* _Directive_
Without the pictures, return all of the material exactly as written.

— Start of Input rows —

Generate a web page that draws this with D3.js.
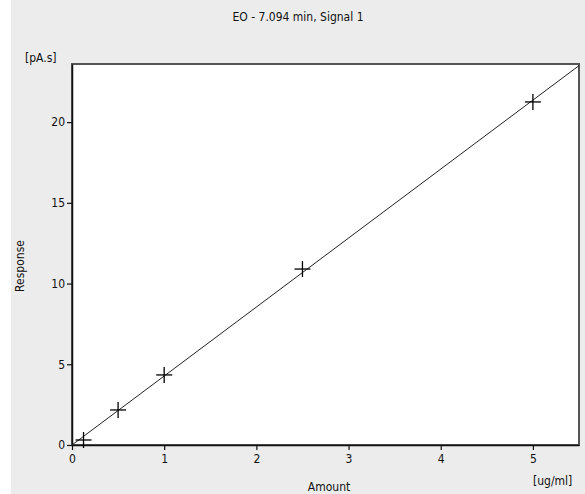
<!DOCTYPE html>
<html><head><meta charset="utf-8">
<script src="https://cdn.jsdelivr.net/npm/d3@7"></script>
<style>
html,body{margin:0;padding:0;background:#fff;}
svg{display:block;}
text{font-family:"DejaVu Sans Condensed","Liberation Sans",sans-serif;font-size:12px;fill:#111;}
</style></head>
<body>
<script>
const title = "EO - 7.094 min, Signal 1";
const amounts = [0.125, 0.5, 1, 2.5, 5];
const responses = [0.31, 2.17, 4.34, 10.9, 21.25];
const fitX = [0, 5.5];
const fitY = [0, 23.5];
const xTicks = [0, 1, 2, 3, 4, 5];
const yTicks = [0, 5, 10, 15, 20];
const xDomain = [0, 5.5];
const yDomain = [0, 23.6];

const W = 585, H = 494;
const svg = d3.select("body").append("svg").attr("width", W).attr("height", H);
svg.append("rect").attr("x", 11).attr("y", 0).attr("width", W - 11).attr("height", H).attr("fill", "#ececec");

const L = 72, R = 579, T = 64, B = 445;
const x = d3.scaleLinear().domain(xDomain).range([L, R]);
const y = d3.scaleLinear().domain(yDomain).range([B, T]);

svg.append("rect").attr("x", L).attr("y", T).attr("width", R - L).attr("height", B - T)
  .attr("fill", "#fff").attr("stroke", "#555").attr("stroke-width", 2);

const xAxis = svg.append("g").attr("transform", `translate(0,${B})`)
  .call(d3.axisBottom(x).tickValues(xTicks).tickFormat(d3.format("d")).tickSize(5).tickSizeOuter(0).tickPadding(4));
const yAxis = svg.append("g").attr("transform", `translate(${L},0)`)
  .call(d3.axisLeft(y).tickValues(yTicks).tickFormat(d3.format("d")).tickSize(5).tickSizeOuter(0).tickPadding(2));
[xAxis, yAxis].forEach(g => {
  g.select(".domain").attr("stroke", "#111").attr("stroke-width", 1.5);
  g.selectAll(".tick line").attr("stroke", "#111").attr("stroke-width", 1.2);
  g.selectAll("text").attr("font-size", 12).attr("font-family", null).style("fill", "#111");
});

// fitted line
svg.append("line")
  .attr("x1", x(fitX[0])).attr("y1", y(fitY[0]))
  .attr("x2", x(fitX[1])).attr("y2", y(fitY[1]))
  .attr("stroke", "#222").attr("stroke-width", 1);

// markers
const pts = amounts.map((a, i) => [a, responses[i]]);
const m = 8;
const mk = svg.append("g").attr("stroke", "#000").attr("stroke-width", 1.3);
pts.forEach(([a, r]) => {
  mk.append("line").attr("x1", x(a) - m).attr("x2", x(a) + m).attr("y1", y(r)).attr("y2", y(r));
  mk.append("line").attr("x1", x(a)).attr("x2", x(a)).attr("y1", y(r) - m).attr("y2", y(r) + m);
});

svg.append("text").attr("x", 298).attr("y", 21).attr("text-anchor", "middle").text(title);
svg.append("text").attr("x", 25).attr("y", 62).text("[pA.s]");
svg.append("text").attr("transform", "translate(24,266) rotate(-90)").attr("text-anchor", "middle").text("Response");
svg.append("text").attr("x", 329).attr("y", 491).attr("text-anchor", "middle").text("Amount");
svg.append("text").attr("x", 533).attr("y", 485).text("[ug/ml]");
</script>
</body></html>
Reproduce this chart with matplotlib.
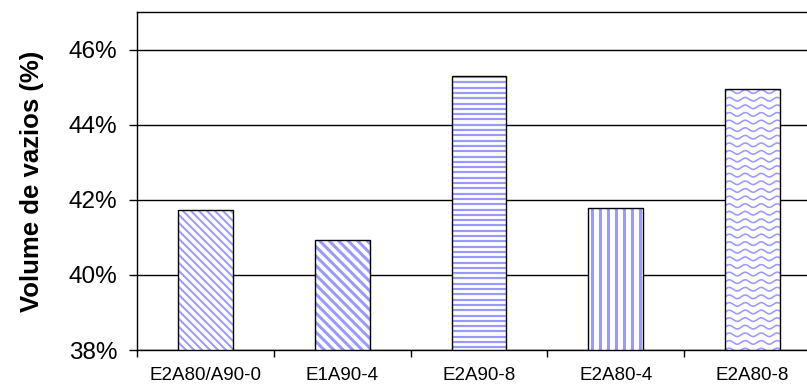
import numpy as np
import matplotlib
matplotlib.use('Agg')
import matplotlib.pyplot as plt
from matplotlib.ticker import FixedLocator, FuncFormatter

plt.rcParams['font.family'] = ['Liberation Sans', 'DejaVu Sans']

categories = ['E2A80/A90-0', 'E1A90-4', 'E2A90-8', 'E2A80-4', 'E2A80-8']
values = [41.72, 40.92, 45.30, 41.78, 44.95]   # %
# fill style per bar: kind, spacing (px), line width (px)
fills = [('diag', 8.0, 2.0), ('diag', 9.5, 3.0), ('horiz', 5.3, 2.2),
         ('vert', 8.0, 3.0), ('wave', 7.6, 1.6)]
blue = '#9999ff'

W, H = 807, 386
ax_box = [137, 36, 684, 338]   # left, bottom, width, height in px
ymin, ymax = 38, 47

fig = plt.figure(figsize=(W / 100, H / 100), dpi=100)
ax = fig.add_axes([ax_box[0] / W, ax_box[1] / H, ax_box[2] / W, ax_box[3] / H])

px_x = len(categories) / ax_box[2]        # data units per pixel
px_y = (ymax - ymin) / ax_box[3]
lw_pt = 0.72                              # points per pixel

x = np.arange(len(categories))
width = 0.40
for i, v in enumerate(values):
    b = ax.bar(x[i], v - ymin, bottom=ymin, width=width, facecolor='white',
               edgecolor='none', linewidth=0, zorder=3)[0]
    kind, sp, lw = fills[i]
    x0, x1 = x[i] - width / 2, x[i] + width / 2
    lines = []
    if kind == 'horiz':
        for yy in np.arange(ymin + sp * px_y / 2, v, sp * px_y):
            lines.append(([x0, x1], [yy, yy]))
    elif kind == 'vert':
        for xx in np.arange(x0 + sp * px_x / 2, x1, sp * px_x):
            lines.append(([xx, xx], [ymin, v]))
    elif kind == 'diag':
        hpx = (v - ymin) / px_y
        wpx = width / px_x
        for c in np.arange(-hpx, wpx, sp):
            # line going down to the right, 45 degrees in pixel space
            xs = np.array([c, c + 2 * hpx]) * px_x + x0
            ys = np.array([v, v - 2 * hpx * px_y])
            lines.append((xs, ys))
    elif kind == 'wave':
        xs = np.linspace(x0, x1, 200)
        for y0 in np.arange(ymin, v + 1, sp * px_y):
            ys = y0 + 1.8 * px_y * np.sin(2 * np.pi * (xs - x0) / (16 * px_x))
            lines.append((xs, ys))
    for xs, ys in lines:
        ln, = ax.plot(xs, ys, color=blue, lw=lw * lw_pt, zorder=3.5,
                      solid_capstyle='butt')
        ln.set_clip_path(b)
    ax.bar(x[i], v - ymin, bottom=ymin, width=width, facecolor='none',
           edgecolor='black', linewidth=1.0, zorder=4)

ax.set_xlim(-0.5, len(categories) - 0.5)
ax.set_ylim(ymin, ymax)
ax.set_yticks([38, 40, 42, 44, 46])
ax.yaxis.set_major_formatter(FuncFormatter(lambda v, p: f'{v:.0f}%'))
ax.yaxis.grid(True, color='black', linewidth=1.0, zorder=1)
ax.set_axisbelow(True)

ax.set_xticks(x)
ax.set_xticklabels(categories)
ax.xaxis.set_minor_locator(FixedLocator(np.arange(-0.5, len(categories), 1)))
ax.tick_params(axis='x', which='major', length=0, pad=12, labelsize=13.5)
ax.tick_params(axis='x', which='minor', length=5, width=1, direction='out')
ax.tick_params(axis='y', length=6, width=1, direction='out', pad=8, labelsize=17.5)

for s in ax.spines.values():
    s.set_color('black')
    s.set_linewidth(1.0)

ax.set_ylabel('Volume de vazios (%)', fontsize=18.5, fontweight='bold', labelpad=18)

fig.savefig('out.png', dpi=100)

— End of Input rows —

* _Task answer_
Generate a web page that draws this with D3.js.
<!DOCTYPE html>
<html><head><meta charset="utf-8">
<script src="https://cdn.jsdelivr.net/npm/d3@7"></script>
<style>
html,body{margin:0;padding:0;background:#fff;}
svg{display:block;}
text{font-family:"DejaVu Sans Condensed","Liberation Sans",sans-serif;font-size:12px;fill:#111;}
</style></head>
<body>
<script>
const title = "EO - 7.094 min, Signal 1";
const amounts = [0.125, 0.5, 1, 2.5, 5];
const responses = [0.31, 2.17, 4.34, 10.9, 21.25];
const fitX = [0, 5.5];
const fitY = [0, 23.5];
const xTicks = [0, 1, 2, 3, 4, 5];
const yTicks = [0, 5, 10, 15, 20];
const xDomain = [0, 5.5];
const yDomain = [0, 23.6];

const W = 585, H = 494;
const svg = d3.select("body").append("svg").attr("width", W).attr("height", H);
svg.append("rect").attr("x", 11).attr("y", 0).attr("width", W - 11).attr("height", H).attr("fill", "#ececec");

const L = 72, R = 579, T = 64, B = 445;
const x = d3.scaleLinear().domain(xDomain).range([L, R]);
const y = d3.scaleLinear().domain(yDomain).range([B, T]);

svg.append("rect").attr("x", L).attr("y", T).attr("width", R - L).attr("height", B - T)
  .attr("fill", "#fff").attr("stroke", "#555").attr("stroke-width", 2);

const xAxis = svg.append("g").attr("transform", `translate(0,${B})`)
  .call(d3.axisBottom(x).tickValues(xTicks).tickFormat(d3.format("d")).tickSize(5).tickSizeOuter(0).tickPadding(4));
const yAxis = svg.append("g").attr("transform", `translate(${L},0)`)
  .call(d3.axisLeft(y).tickValues(yTicks).tickFormat(d3.format("d")).tickSize(5).tickSizeOuter(0).tickPadding(2));
[xAxis, yAxis].forEach(g => {
  g.select(".domain").attr("stroke", "#111").attr("stroke-width", 1.5);
  g.selectAll(".tick line").attr("stroke", "#111").attr("stroke-width", 1.2);
  g.selectAll("text").attr("font-size", 12).attr("font-family", null).style("fill", "#111");
});

// fitted line
svg.append("line")
  .attr("x1", x(fitX[0])).attr("y1", y(fitY[0]))
  .attr("x2", x(fitX[1])).attr("y2", y(fitY[1]))
  .attr("stroke", "#222").attr("stroke-width", 1);

// markers
const pts = amounts.map((a, i) => [a, responses[i]]);
const m = 8;
const mk = svg.append("g").attr("stroke", "#000").attr("stroke-width", 1.3);
pts.forEach(([a, r]) => {
  mk.append("line").attr("x1", x(a) - m).attr("x2", x(a) + m).attr("y1", y(r)).attr("y2", y(r));
  mk.append("line").attr("x1", x(a)).attr("x2", x(a)).attr("y1", y(r) - m).attr("y2", y(r) + m);
});

svg.append("text").attr("x", 298).attr("y", 21).attr("text-anchor", "middle").text(title);
svg.append("text").attr("x", 25).attr("y", 62).text("[pA.s]");
svg.append("text").attr("transform", "translate(24,266) rotate(-90)").attr("text-anchor", "middle").text("Response");
svg.append("text").attr("x", 329).attr("y", 491).attr("text-anchor", "middle").text("Amount");
svg.append("text").attr("x", 533).attr("y", 485).text("[ug/ml]");
</script>
</body></html>
Reproduce this chart with matplotlib.
import numpy as np
import matplotlib
matplotlib.use('Agg')
import matplotlib.pyplot as plt
from matplotlib.ticker import FixedLocator, FuncFormatter

plt.rcParams['font.family'] = ['Liberation Sans', 'DejaVu Sans']

categories = ['E2A80/A90-0', 'E1A90-4', 'E2A90-8', 'E2A80-4', 'E2A80-8']
values = [41.72, 40.92, 45.30, 41.78, 44.95]   # %
# fill style per bar: kind, spacing (px), line width (px)
fills = [('diag', 8.0, 2.0), ('diag', 9.5, 3.0), ('horiz', 5.3, 2.2),
         ('vert', 8.0, 3.0), ('wave', 7.6, 1.6)]
blue = '#9999ff'

W, H = 807, 386
ax_box = [137, 36, 684, 338]   # left, bottom, width, height in px
ymin, ymax = 38, 47

fig = plt.figure(figsize=(W / 100, H / 100), dpi=100)
ax = fig.add_axes([ax_box[0] / W, ax_box[1] / H, ax_box[2] / W, ax_box[3] / H])

px_x = len(categories) / ax_box[2]        # data units per pixel
px_y = (ymax - ymin) / ax_box[3]
lw_pt = 0.72                              # points per pixel

x = np.arange(len(categories))
width = 0.40
for i, v in enumerate(values):
    b = ax.bar(x[i], v - ymin, bottom=ymin, width=width, facecolor='white',
               edgecolor='none', linewidth=0, zorder=3)[0]
    kind, sp, lw = fills[i]
    x0, x1 = x[i] - width / 2, x[i] + width / 2
    lines = []
    if kind == 'horiz':
        for yy in np.arange(ymin + sp * px_y / 2, v, sp * px_y):
            lines.append(([x0, x1], [yy, yy]))
    elif kind == 'vert':
        for xx in np.arange(x0 + sp * px_x / 2, x1, sp * px_x):
            lines.append(([xx, xx], [ymin, v]))
    elif kind == 'diag':
        hpx = (v - ymin) / px_y
        wpx = width / px_x
        for c in np.arange(-hpx, wpx, sp):
            # line going down to the right, 45 degrees in pixel space
            xs = np.array([c, c + 2 * hpx]) * px_x + x0
            ys = np.array([v, v - 2 * hpx * px_y])
            lines.append((xs, ys))
    elif kind == 'wave':
        xs = np.linspace(x0, x1, 200)
        for y0 in np.arange(ymin, v + 1, sp * px_y):
            ys = y0 + 1.8 * px_y * np.sin(2 * np.pi * (xs - x0) / (16 * px_x))
            lines.append((xs, ys))
    for xs, ys in lines:
        ln, = ax.plot(xs, ys, color=blue, lw=lw * lw_pt, zorder=3.5,
                      solid_capstyle='butt')
        ln.set_clip_path(b)
    ax.bar(x[i], v - ymin, bottom=ymin, width=width, facecolor='none',
           edgecolor='black', linewidth=1.0, zorder=4)

ax.set_xlim(-0.5, len(categories) - 0.5)
ax.set_ylim(ymin, ymax)
ax.set_yticks([38, 40, 42, 44, 46])
ax.yaxis.set_major_formatter(FuncFormatter(lambda v, p: f'{v:.0f}%'))
ax.yaxis.grid(True, color='black', linewidth=1.0, zorder=1)
ax.set_axisbelow(True)

ax.set_xticks(x)
ax.set_xticklabels(categories)
ax.xaxis.set_minor_locator(FixedLocator(np.arange(-0.5, len(categories), 1)))
ax.tick_params(axis='x', which='major', length=0, pad=12, labelsize=13.5)
ax.tick_params(axis='x', which='minor', length=5, width=1, direction='out')
ax.tick_params(axis='y', length=6, width=1, direction='out', pad=8, labelsize=17.5)

for s in ax.spines.values():
    s.set_color('black')
    s.set_linewidth(1.0)

ax.set_ylabel('Volume de vazios (%)', fontsize=18.5, fontweight='bold', labelpad=18)

fig.savefig('out.png', dpi=100)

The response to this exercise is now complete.